Se, por um lado, as causas deste défice variam consoante a latitude – na Nicarágua,
onde Daniel Ortega mandou prender todos os opositores políticos por suposta
cooperação contra a estabilidade nacional; nas Filipinas, onde desde o Presidente
Duterte à sua filha (recentemente eleita Vice Presidente) a luta contra o narcotráfico
justifica todos os atropelos aos Direitos Humanos; na Hungria ou na Sérvia, onde a
necessidade de continuação de um ciclo de recuperação económica serve o
ressurgimento de movimentos identitários; ou até nos Estados Unidos, onde a
defraudada expetativa eleitoral justifica o ataque ao mais basilar direito democrático
(o do voto) – por outro, os veículos são quase sempre os mesmos: os da
desinformação e da influência externa.
O primeiro, cada vez mais sofisticado e de massas, é indissociável do segundo, cada
vez mais poderoso e abundante. Da criação de algoritmos capazes de contornar os
mecanismos de defesa das redes sociais à precarização do jornalismo, aliados ao
financiamento ilícito de partidos e de atores políticos que pretendem desmantelar os
Estados recorrendo à mobilização popular a partir de premissas simples e falaciosas, a
luta contra a democracia está em marcha – e nem sempre visível a olho nu.
E encontrou, nos últimos anos, a mesma receita de sucesso de todos os períodos que
antecederam a maioria das revoluções: a da política de alto risco.
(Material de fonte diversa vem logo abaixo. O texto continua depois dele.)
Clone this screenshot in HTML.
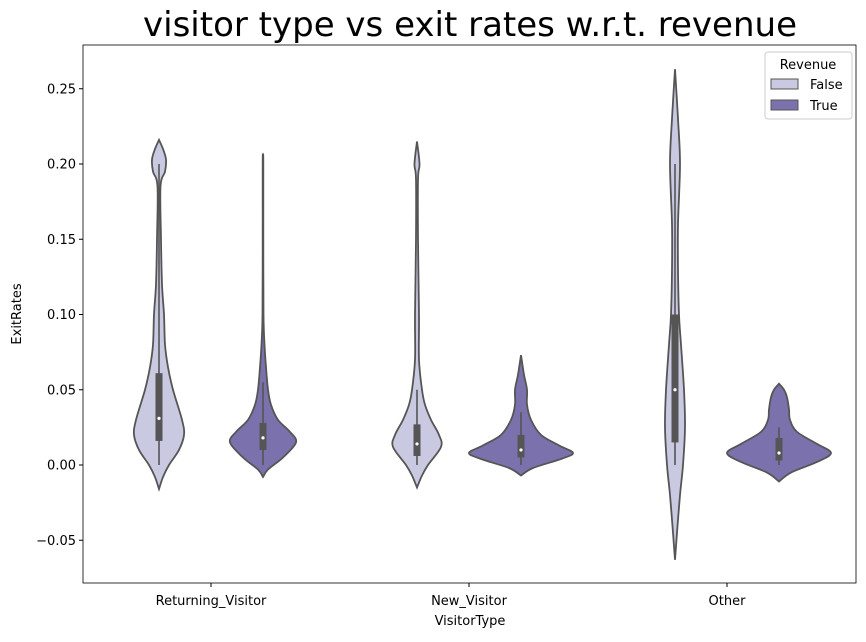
<!DOCTYPE html>
<html><head><meta charset="utf-8"><style>
body{margin:0;background:#fff;font-family:"Liberation Sans","DejaVu Sans",sans-serif}
svg text{font-family:"DejaVu Sans","Liberation Sans",sans-serif}
</style></head><body>
<svg id="chart" width="866" height="637">
<text x="470" y="36" font-size="34" text-anchor="middle" fill="#000">visitor type vs exit rates w.r.t. revenue</text>
<g id="yaxis"></g>
<g id="violins"></g>
<rect x="83" y="45" width="773" height="538" fill="none" stroke="#000" stroke-width="0.8"/>
<text x="470" y="625" font-size="13" text-anchor="middle">VisitorType</text>
<text transform="translate(21,314) rotate(-90)" font-size="13" text-anchor="middle">ExitRates</text>
<g>
<rect x="765" y="52" width="87" height="67" rx="3" fill="#fff" stroke="#ccc"/>
<text x="808" y="69" font-size="13" text-anchor="middle">Revenue</text>
<rect x="771" y="79" width="27" height="10" fill="#c9c9e2" stroke="#555"/>
<text x="810" y="89" font-size="13">False</text>
<rect x="771" y="100" width="27" height="10" fill="#7b72ad" stroke="#555"/>
<text x="810" y="110" font-size="13">True</text>
</g>
</svg>
<script>
const categories=["Returning_Visitor","New_Visitor","Other"];
const hues=["False","True"];
const yTicks=[-0.05,0,0.05,0.10,0.15,0.20,0.25];
const yTickLabels=["\u22120.05","0.00","0.05","0.10","0.15","0.20","0.25"];
// density profiles: [value, relative half-width]
const profRVF=[[-0.016,0],[-0.008,4],[0,10],[0.01,20],[0.02,25],[0.03,23],[0.05,14],[0.065,9],[0.08,6],[0.1,5],[0.12,3],[0.15,2],[0.185,1.5],[0.195,6],[0.203,7],[0.21,4],[0.216,0]];
const profRVT=[[-0.008,0],[-0.003,5],[0.005,20],[0.015,33],[0.022,27],[0.03,15],[0.04,8],[0.05,5],[0.065,3],[0.08,1.5],[0.1,0.5],[0.15,0.3],[0.2,0.3],[0.207,0]];
const profNVF=[[-0.015,0],[-0.007,5],[0,11],[0.012,24],[0.02,22],[0.03,14],[0.04,8],[0.05,5],[0.07,2],[0.1,2],[0.15,1],[0.19,1],[0.2,2.5],[0.215,0]];
const profNVT=[[-0.007,0],[-0.002,12],[0.004,40],[0.008,52],[0.013,38],[0.02,20],[0.03,10],[0.04,6],[0.05,6],[0.06,3],[0.073,0]];
const profOF=[[-0.063,0],[-0.045,2],[-0.02,5],[0,8],[0.025,10],[0.05,9],[0.08,6],[0.1,4],[0.13,3],[0.16,3],[0.2,5],[0.23,3],[0.263,0]];
const profOT=[[-0.011,0],[-0.005,12],[0.002,38],[0.008,52],[0.014,38],[0.022,18],[0.03,11],[0.037,10],[0.045,8],[0.05,5],[0.054,0]];
const profiles=[[profRVF,profRVT],[profNVF,profNVT],[profOF,profOT]];
// box stats: [whiskerLow, q1, median, q3, whiskerHigh]
const statsFalse=[[0,0.016,0.031,0.061,0.2],[0,0.006,0.014,0.027,0.05],[0,0.015,0.05,0.1,0.2]];
const statsTrue=[[0,0.010,0.018,0.028,0.055],[0,0.005,0.010,0.020,0.035],[0,0.003,0.008,0.018,0.025]];
const colors=["#c9c9e2","#7b72ad"];

const NS="http://www.w3.org/2000/svg";
const y=v=>465-v*1505;
const xCat=i=>211+i*258;
const xHue=(i,h)=>xCat(i)+(h===0?-52:52);
function mk(t,a,p){const e=document.createElementNS(NS,t);for(const k in a)e.setAttribute(k,a[k]);p.appendChild(e);return e;}
const ya=document.getElementById('yaxis');
yTicks.forEach((t,i)=>{
 const l=mk('line',{x1:79,x2:83,y1:y(t),y2:y(t),stroke:'#000'},ya);
 
 
 const tx=mk('text',{x:76,y:y(t)+4.5,'font-size':13,'text-anchor':'end'},ya);
 tx.textContent=yTickLabels[i];
 
 
});
categories.forEach((c,i)=>{
 const l=mk('line',{x1:xCat(i),x2:xCat(i),y1:583,y2:587,stroke:'#000'},ya);
 
 
 const tx=mk('text',{x:xCat(i),y:605,'font-size':13,'text-anchor':'middle'},ya);
 tx.textContent=c;
 
 
});
function smooth(pts){
 let d='M'+pts[0][0]+','+pts[0][1];
 for(let i=0;i<pts.length-1;i++){
  const p0=pts[Math.max(0,i-1)],p1=pts[i],p2=pts[i+1],p3=pts[Math.min(pts.length-1,i+2)];
  const c1=[p1[0]+(p2[0]-p0[0])/6,p1[1]+(p2[1]-p0[1])/6];
  const c2=[p2[0]-(p3[0]-p1[0])/6,p2[1]-(p3[1]-p1[1])/6];
  d+=` C${c1[0]},${c1[1]} ${c2[0]},${c2[1]} ${p2[0]},${p2[1]}`;
 }
 return d;
}
const vg=document.getElementById('violins');
categories.forEach((c,i)=>{
 hues.forEach((h,hi)=>{
  const cx=xHue(i,hi), prof=profiles[i][hi];
  const right=prof.map(p=>[cx+p[1],y(p[0])]);
  const left=prof.slice().reverse().map(p=>[cx-p[1],y(p[0])]);
  const d=smooth(right)+' L'+smooth(left).slice(1)+' Z';
  const path=mk('path',{d:d,fill:colors[hi],stroke:'#555','stroke-width':1.8},vg);
  
  
  const s=(hi===0?statsFalse:statsTrue)[i];
  const w=mk('line',{x1:cx,x2:cx,y1:y(s[0]),y2:y(s[4]),stroke:'#555','stroke-width':1.6},vg);
  
  
  const b=mk('rect',{x:cx-3.5,y:y(s[3]),width:7,height:y(s[1])-y(s[3]),fill:'#555'},vg);
  
  
  const m=mk('circle',{cx:cx,cy:y(s[2]),r:1.6,fill:'#fff'},vg);
  
  
 });
});
</script>
</body></html>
Hoje, em toda e qualquer discussão, inclusive nas mais maduras democracias
ocidentais (veja-se o caso de França ou dos E.U.A), os eleitores veem-se confrontados
com uma polarização e uma tensão política tão grande – e tantas vezes artificial pela
invenção de narrativas e casos (lembremo-nos da informação e contrainformação
durante o pico da pandemia) – que o seu voto lhes parece a decisão mais importante
desde a criação das próprias nações. É esse efeito, promovido pelas forças
autocráticas, muitas vezes bem distantes dos seus próprios países, que tem gerado a
desintegração dos ‘centros’ políticos e impossibilitado o diálogo: porque entre dois
pontos tão distantes, semelhantes ao fosso entre o bem e o mal, todos temos a
tentação para rejeitar a tese maligna em função da visão benévola da nossa própria
teoria.
É óbvio que, bem mais fácil, é culpar os partidos clássicos pelas falhas recentes das
democracias. Muitas vezes é, até, verdade e casos demonstrativos da utilização
indevida do poder público não faltarão por todo o mundo. Noutras, podem ainda ser
responsabilizados pela falta de identidade do seu discurso e pela consequente
confusão dos eleitorados, criando espaços e vácuos para novos e perigosos
protagonistas. Mas a verdade é que as democracias batalham hoje contra desafios
enormes onde todos partilhamos culpa – no alheamento da vida pública e no desdém
da atividade política. E é nessa praia de indiferença coletiva que a desinformação
navega.
Madeleine Albright ousava dizer que ‘enquanto que a longo prazo a democracia é o
sistema de governo mais estável já experimentado, é também o mais frágil a curto
prazo’.
A possibilidade de o ser depende, sobretudo, da forma como cada um encara a sua
responsabilidade e será posta em causa, todos os dias, nos tempos difíceis e
tentadores que se avizinham.
Resta saber quão resilientes são os indivíduos e as sociedades modernas, na falta de
abundância, para defender a liberdade e a democracia. Porque a liberdade não se
compra, nem se vende: conquista-se e perde-se.